Palo Alto Networks evolved from a firewall company into a platform by systematically identifying adjacent, niche markets ("sliver feature industries"). They then built or acquired solutions for these niches and offered them as new subscriptions on their core hardware, consolidating billion-dollar lateral markets.
To avoid post-acquisition conflict, Palo Alto Networks uses the diligence period to collaboratively design a joint product roadmap with the target company's founders. This ensures full alignment on the future direction *before* the deal is signed, making it a condition of the sale.
Nikesh Arora identifies his ability to context switch and rapidly consume information as his core superpower. Being able to absorb a 20-slide deck in a minute and identify the core problem through pattern recognition is more valuable for a CEO than deep, narrow expertise.
Palo Alto Networks' M&A playbook mandates that acquired founders, who out-innovated internal teams, take charge. This empowers the founders and leverages their proven expertise, even if it unnerves existing employees. The people who were winning in the market should be put in charge.
Palo Alto Networks' M&A strategy requires founders to "unvest" half their existing stock. This is offset by a generous new equity grant (25-40% top-off) in the parent company, creating powerful financial incentives for founders to stay for the new three-year vesting period.
Nikesh Arora credits his hiring as an outside, non-expert CEO to having risk-taking VCs on the nomination committee. He argues that typical public boards optimize for safety, leading to "market return" hires. VCs introduce a higher risk appetite, enabling transformative leadership appointments.
When Nikesh Arora became CEO of Palo Alto Networks without any cybersecurity knowledge, he managed his "imposter syndrome" strategically. He openly shared his learning process with a trusted few (the founder, CPO) while maintaining an aura of confidence and decisiveness with the broader company.

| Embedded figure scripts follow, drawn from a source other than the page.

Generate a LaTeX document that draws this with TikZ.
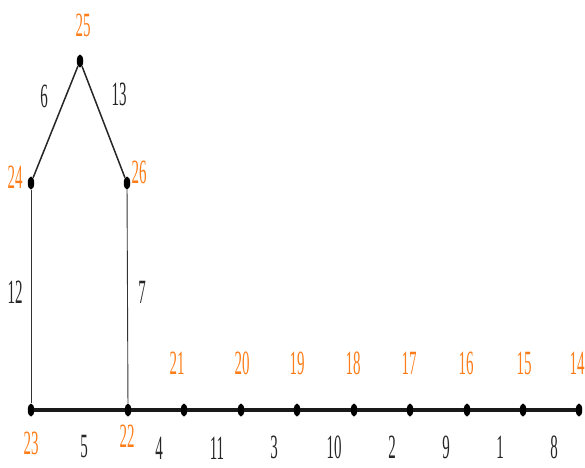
\documentclass[tikz,border=0pt]{standalone}
\usepackage{fontspec}
\setmainfont{Liberation Serif}
\usepackage{graphicx}
\usetikzlibrary{shapes.geometric}
\definecolor{lblorange}{RGB}{255,125,25}
\newcommand{\lbl}[1]{\scalebox{0.44}[1]{\fontsize{34}{34}\selectfont #1}}
\tikzset{
  vtx/.style={ellipse, fill=black, inner sep=0pt, minimum width=6.5pt, minimum height=13pt},
  vlabel/.style={text=lblorange, inner sep=0pt},
  elabel/.style={text=black!85, inner sep=0pt},
  thickedge/.style={line width=3.2pt, black!90},
  thinedge/.style={line width=0.9pt, black!80},
  diagedge/.style={line width=1.5pt, black!85}
}
\begin{document}
\begin{tikzpicture}[x=1pt,y=-1pt]
\useasboundingbox (0,0) rectangle (585,467);
% vertices
\node[vtx] (v25) at (80,61) {};
\node[vtx] (v24) at (31,183) {};
\node[vtx] (v26) at (127,183) {};
\node[vtx] (v23) at (31,410) {};
\node[vtx] (v22) at (128,410) {};
\node[vtx] (v21) at (184,410) {};
\node[vtx] (v20) at (241,410) {};
\node[vtx] (v19) at (297,410) {};
\node[vtx] (v18) at (354,410) {};
\node[vtx] (v17) at (410,410) {};
\node[vtx] (v16) at (467,410) {};
\node[vtx] (v15) at (523,410) {};
\node[vtx] (v14) at (579,410) {};
% edges
\draw[diagedge] (v24) -- (v25);
\draw[diagedge] (v25) -- (v26);
\draw[thinedge] (v24) -- (v23);
\draw[thinedge] (v26) -- (v22);
\draw[thickedge] (v23) -- (v22) -- (v21) -- (v20) -- (v19) -- (v18) -- (v17) -- (v16) -- (v15) -- (v14);
% vertex labels
\node[vlabel] (l25) at (83,25) {\lbl{25}};
\node[vlabel] (l24) at (15,177) {\lbl{24}};
\node[vlabel] (l26) at (139,172) {\lbl{26}};
\node[vlabel] (l23) at (31,443) {\lbl{23}};
\node[vlabel] (l22) at (127,436) {\lbl{22}};
\node[vlabel] (l21) at (177,363) {\lbl{21}};
\node[vlabel] (l20) at (242,363) {\lbl{20}};
\node[vlabel] (l19) at (297,363) {\lbl{19}};
\node[vlabel] (l18) at (353,363) {\lbl{18}};
\node[vlabel] (l17) at (409,363) {\lbl{17}};
\node[vlabel] (l16) at (466,363) {\lbl{16}};
\node[vlabel] (l15) at (524,363) {\lbl{15}};
\node[vlabel] (l14) at (577,363) {\lbl{14}};
% edge labels
\node[elabel] (e6) at (44,96) {\lbl{6}};
\node[elabel] (e13) at (119,94) {\lbl{13}};
\node[elabel] (e12) at (15,292) {\lbl{12}};
\node[elabel] (e7) at (142,292) {\lbl{7}};
\node[elabel] (e5) at (84,447) {\lbl{5}};
\node[elabel] (e4) at (159,448) {\lbl{4}};
\node[elabel] (e11) at (217,448) {\lbl{11}};
\node[elabel] (e3) at (274,447) {\lbl{3}};
\node[elabel] (e10) at (334,447) {\lbl{10}};
\node[elabel] (e2) at (392,447) {\lbl{2}};
\node[elabel] (e9) at (446,447) {\lbl{9}};
\node[elabel] (e1) at (500,447) {\lbl{1}};
\node[elabel] (e8) at (554,447) {\lbl{8}};
\end{tikzpicture}
\end{document}
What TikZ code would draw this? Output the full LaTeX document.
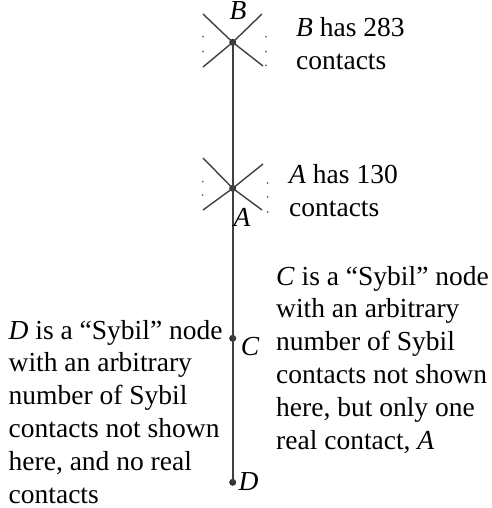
\documentclass[tikz,border=0pt]{standalone}
\usepackage{fontspec}
\setmainfont{Liberation Serif}
\tikzset{
  edge/.style={draw=black!75, line width=1.7pt},
  xline/.style={draw=black!75, line width=1.4pt},
  vdot/.style={circle, fill=black!80, inner sep=0pt, minimum size=7pt},
  tiny/.style={circle, fill=black!60, inner sep=0pt, minimum size=2pt},
  txt/.style={anchor=base west, align=left, inner sep=0pt, font=\fontsize{27.5}{32.9}\selectfont},
  lab/.style={anchor=base, inner sep=0pt, font=\fontsize{27.5}{32.9}\selectfont\itshape}
}
\begin{document}
\begin{tikzpicture}[x=1pt,y=-1pt]
\useasboundingbox (0,0) rectangle (491,508);
% main nodes
\node[vdot] (B) at (232.7,42.3) {};
\node[vdot] (A) at (232.7,188.3) {};
\node[vdot] (C) at (232.7,338.3) {};
\node[vdot] (D) at (232.7,482.3) {};
\draw[edge] (B.center) -- (D.center);
% cross at B
\coordinate (B1) at (203,14);
\coordinate (B2) at (262,14);
\coordinate (B3) at (203,67);
\coordinate (B4) at (263,66);
\draw[xline] (B1) -- (B.center) -- (B4);
\draw[xline] (B2) -- (B.center) -- (B3);
\foreach \p [count=\i] in {(203,36.7),(203,51.7),(266,36.7),(266,51.7),(266,65.3)}
  \node[tiny] (bd\i) at \p {};
% cross at A
\coordinate (A1) at (203,158);
\coordinate (A2) at (263,164);
\coordinate (A3) at (203,210);
\coordinate (A4) at (262,210);
\draw[xline] (A1) -- (A.center) -- (A4);
\draw[xline] (A2) -- (A.center) -- (A3);
\foreach \p [count=\i] in {(202.7,181.7),(202.7,195),(267.7,183),(267.7,197),(267.7,212)}
  \node[tiny] (ad\i) at \p {};
% labels
\node[lab] (Blab) at (238,20) {B};
\node[lab] (Alab) at (242,226) {A};
\node[lab] (Clab) at (250,355) {C};
\node[lab] (Dlab) at (248.5,490) {D};
% texts (anchor = baseline of the last line)
\node[txt] (Btxt) at (296,69.6) {\textit{B} has 283\\contacts};
\node[txt] (Atxt) at (289,216.2) {\textit{A} has 130\\contacts};
\node[txt] (Ctxt) at (276,449.5) {\textit{C} is a “Sybil” node\\with an arbitrary\\number of Sybil\\contacts not shown\\here, but only one\\real contact, \textit{A}};
\node[txt] (Dtxt) at (8.5,503.5) {\textit{D} is a “Sybil” node\\with an arbitrary\\number of Sybil\\contacts not shown\\here, and no real\\contacts};
\end{tikzpicture}
\end{document}
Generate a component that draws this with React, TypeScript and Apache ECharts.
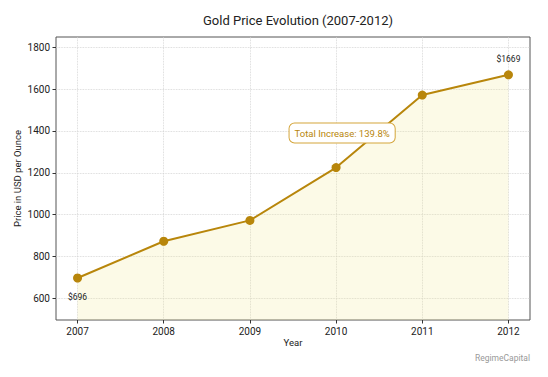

Nikesh Arora warns that founders often solicit feedback from large enterprise customers too early. These customers ask for "speeds and feeds," not a holistic product, leading founders to build features instead of a complete solution. The best founders first build a product based on their own end-to-end vision.
When his team proposed building a feature in 9 months, Nikesh Arora rejected it. He argued that the competing startup wouldn't just wait; they'd also be 9 months further ahead. This "moving target" dynamic makes acquiring a fast-moving team a way to buy a permanent time advantage.
When Nikesh Arora joined Palo Alto, he didn't ask for a raise. He asked for seven years of the previous CEO's pay ($20M/year) granted upfront as stock with a seven-year vest. This single, long-term grant fully aligned him with shareholder value and simplified future compensation discussions.